E(X)/E(Y) and E(X/Y)
In this part we aim to discover the relationship between \(E[\frac{X}{Y}]\) and \(\frac{EX}{EY}\) under the assumption that
\(X,Y\) are independent
Since \(X,Y\) are independent, then \[ \begin{gather*} P(X\leq x, \frac{1}{Y}\leq y)\\ =P(X\leq x, Y\geq \frac{1}{y})\\ =P(X\leq x)P(Y\geq \frac{1}{y})\\ =P(X\leq x)P(\frac{1}{Y}\leq y)\\ \end{gather*} \] We know that event \(A,B\) are independent if and only if \(P(A,B)=P(A)P(B)\);
Thus \(X,\frac{1}{Y}\) are independent. This implies that \[ E[\frac{X}{Y}]=E(X)E(\frac{1}{Y}) \] Assume \(E[X],E[\frac{1}{Y}]\) are finite.
The function \(\frac{1}{y}\) is strictly convex over the domain \(y>0\).

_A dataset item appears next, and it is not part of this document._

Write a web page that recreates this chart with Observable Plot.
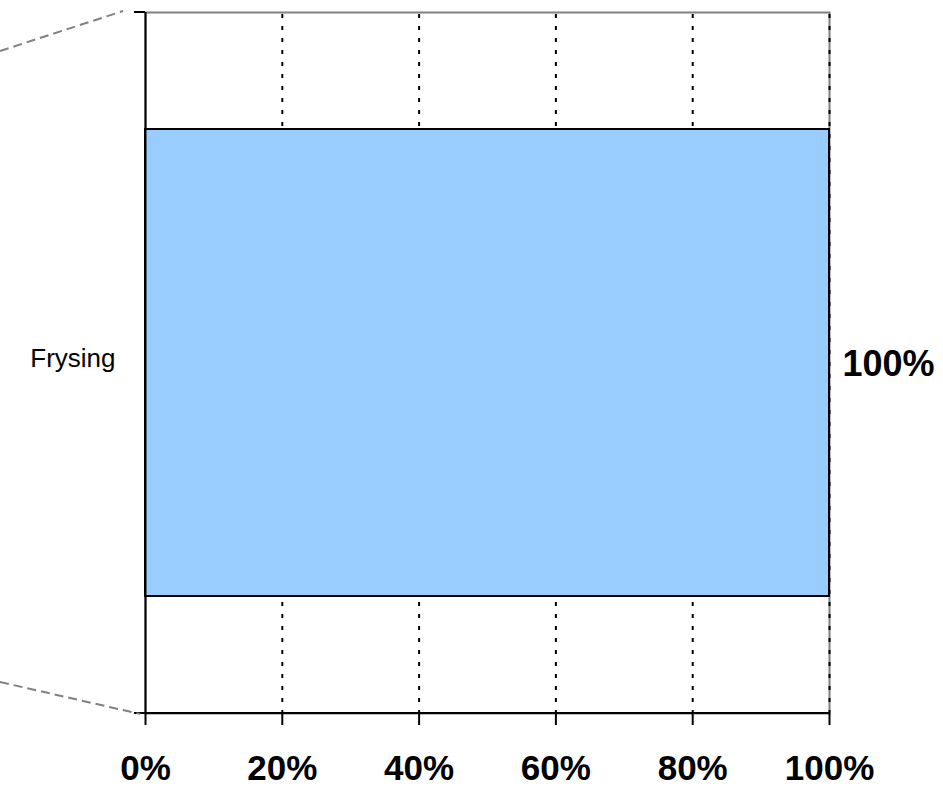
<!DOCTYPE html>
<html>
<head>
<meta charset="utf-8">
<script src="https://cdn.jsdelivr.net/npm/d3@7"></script>
<script src="https://cdn.jsdelivr.net/npm/@observablehq/plot@0.6"></script>
<style>
  html, body { margin: 0; padding: 0; background: white; }
</style>
</head>
<body>
<div id="chart"></div>
<script>
// ---- data ----
const categories = ["Frysing"];
const values = [1.0];
const valueLabels = ["100%"];
const xTicks = [0, 0.2, 0.4, 0.6, 0.8, 1.0];
const gridTicks = [0.2, 0.4, 0.6, 0.8, 1.0];

const data = categories.map((c, i) => ({category: c, value: values[i], label: valueLabels[i]}));

const plot = Plot.plot({
  width: 943,
  height: 788,
  marginLeft: 145,
  marginRight: 114,
  marginTop: 12,
  marginBottom: 75,
  style: {fontFamily: "'Liberation Sans', Arial, sans-serif", background: "white", color: "black"},
  x: {domain: [0, 1], axis: null, label: null},
  y: {domain: categories, padding: 0.2, axis: null, label: null},
  marks: [
    Plot.frame({stroke: "#808080", strokeWidth: 2}),
    Plot.ruleX(gridTicks, {stroke: "black", strokeWidth: 2, strokeDasharray: "4,8", strokeDashoffset: -2}),
    Plot.barX(data, {x: "value", y: "category", fill: "#99CCFF", stroke: "black", strokeWidth: 2}),
    Plot.ruleX([0], {stroke: "black", strokeWidth: 2}),
    Plot.axisX({ticks: xTicks, tickFormat: d3.format(".0%"), tickSize: 12, tickPadding: 30, label: null,
      fontSize: 35, fontWeight: "bold", strokeWidth: 2, stroke: "black", fill: "black"}),
    Plot.axisY({tickSize: 0, tickPadding: 30, fontSize: 26, fill: "black", dy: -4, label: null}),
    Plot.text(data, {x: "value", y: "category", text: "label", textAnchor: "start", dx: 13, dy: 1,
      fontSize: 36, fontWeight: "bold", fill: "black"})
  ]
});

// decorations derived from the scales: bottom axis line, category axis end tick, connector lines
const xs = plot.scale("x");
const ys = plot.scale("y");
const yTop = ys.range[0], yBot = ys.range[1];
const x0 = xs.apply(0), x1 = xs.apply(1);
const svg = d3.select(plot);
const g = svg.append("g");
g.append("line").attr("x1", x0 - 11).attr("x2", x1).attr("y1", yBot).attr("y2", yBot)
  .attr("stroke", "black").attr("stroke-width", 2);
g.append("line").attr("x1", x0 - 11).attr("x2", x0).attr("y1", yTop).attr("y2", yTop)
  .attr("stroke", "black").attr("stroke-width", 2);
// connector lines toward the (off-canvas) parent chart, in x-scale units
const connectors = [
  {xa: -0.212, ya: yTop + 39, xb: -0.032, yb: yTop - 1},
  {xa: -0.212, ya: yBot - 31, xb: -0.007, yb: yBot + 1}
];
for (const c of connectors) {
  g.append("line").attr("x1", xs.apply(c.xa)).attr("y1", c.ya).attr("x2", xs.apply(c.xb)).attr("y2", c.yb)
    .attr("stroke", "#808080").attr("stroke-width", 2).attr("stroke-dasharray", "9,5");
}

document.getElementById("chart").appendChild(plot);
</script>
</body>
</html>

So if \(Y>0\) with prob \(1\), then by Jensen's inequality we have: \[ E[\frac{1}{Y}]\geq\frac{1}{E[Y]} \] with equality if and only if \(Var(Y)=0\) which is when \(Y\) is a constant.

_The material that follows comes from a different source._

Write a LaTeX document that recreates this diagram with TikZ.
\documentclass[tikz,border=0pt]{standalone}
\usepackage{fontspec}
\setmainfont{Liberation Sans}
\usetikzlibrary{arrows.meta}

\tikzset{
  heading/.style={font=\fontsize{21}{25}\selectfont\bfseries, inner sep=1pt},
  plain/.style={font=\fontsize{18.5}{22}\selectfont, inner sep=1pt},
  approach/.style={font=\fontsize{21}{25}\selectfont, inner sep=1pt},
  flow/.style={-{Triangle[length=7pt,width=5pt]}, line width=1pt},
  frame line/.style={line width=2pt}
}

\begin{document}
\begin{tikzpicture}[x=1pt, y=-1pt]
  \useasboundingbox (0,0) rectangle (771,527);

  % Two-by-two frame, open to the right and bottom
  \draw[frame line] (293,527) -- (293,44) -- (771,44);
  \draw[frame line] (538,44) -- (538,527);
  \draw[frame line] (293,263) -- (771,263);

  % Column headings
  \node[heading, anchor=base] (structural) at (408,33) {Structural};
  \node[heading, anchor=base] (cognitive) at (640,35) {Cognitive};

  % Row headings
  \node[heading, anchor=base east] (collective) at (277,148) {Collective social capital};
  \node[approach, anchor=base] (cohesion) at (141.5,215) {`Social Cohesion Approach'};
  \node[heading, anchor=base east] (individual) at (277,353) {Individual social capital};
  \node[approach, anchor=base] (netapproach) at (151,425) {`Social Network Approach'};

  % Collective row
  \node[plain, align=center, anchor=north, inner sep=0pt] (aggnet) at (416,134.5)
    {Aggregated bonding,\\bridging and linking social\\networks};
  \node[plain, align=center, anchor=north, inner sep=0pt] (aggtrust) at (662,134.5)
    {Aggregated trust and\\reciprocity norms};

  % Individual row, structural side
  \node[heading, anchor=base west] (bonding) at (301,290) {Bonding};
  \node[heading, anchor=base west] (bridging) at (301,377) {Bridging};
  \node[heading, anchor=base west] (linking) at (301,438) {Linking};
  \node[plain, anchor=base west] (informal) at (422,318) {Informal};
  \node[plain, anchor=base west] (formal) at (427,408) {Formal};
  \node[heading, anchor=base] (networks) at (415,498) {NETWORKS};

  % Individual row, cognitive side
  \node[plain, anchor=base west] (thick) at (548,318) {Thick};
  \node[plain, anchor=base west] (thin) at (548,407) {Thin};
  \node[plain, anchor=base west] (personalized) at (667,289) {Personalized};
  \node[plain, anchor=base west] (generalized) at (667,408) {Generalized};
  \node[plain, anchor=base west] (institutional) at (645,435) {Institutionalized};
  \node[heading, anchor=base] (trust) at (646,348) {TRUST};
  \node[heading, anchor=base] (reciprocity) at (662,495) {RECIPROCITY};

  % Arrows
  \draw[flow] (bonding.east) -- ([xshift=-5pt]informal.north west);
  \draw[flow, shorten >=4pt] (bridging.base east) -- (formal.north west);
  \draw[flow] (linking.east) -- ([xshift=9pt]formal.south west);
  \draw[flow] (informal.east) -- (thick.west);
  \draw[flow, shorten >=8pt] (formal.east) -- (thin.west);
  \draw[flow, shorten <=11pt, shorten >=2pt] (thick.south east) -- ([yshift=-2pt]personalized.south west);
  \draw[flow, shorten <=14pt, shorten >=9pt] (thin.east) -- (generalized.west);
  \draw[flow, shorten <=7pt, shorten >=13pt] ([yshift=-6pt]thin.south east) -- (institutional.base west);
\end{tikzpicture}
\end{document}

Thus if \(X,Y\) are indepenent and if \(Y>0\) with prob \(1\) then
- \(E[X]=0\Rightarrow E[\frac{X}{Y}]=0=\frac{EX}{EY}\)
- \(E[X]>0\Rightarrow E[\frac{X}{Y}]\geq \frac{EX}{EY}\) with equality if and only if \(Var(Y)=0\)
- \(E[X]<0\Rightarrow E[\frac{X}{Y}]\leq \frac{EX}{EY}\) with equality if and only if \(Var(Y)=0\)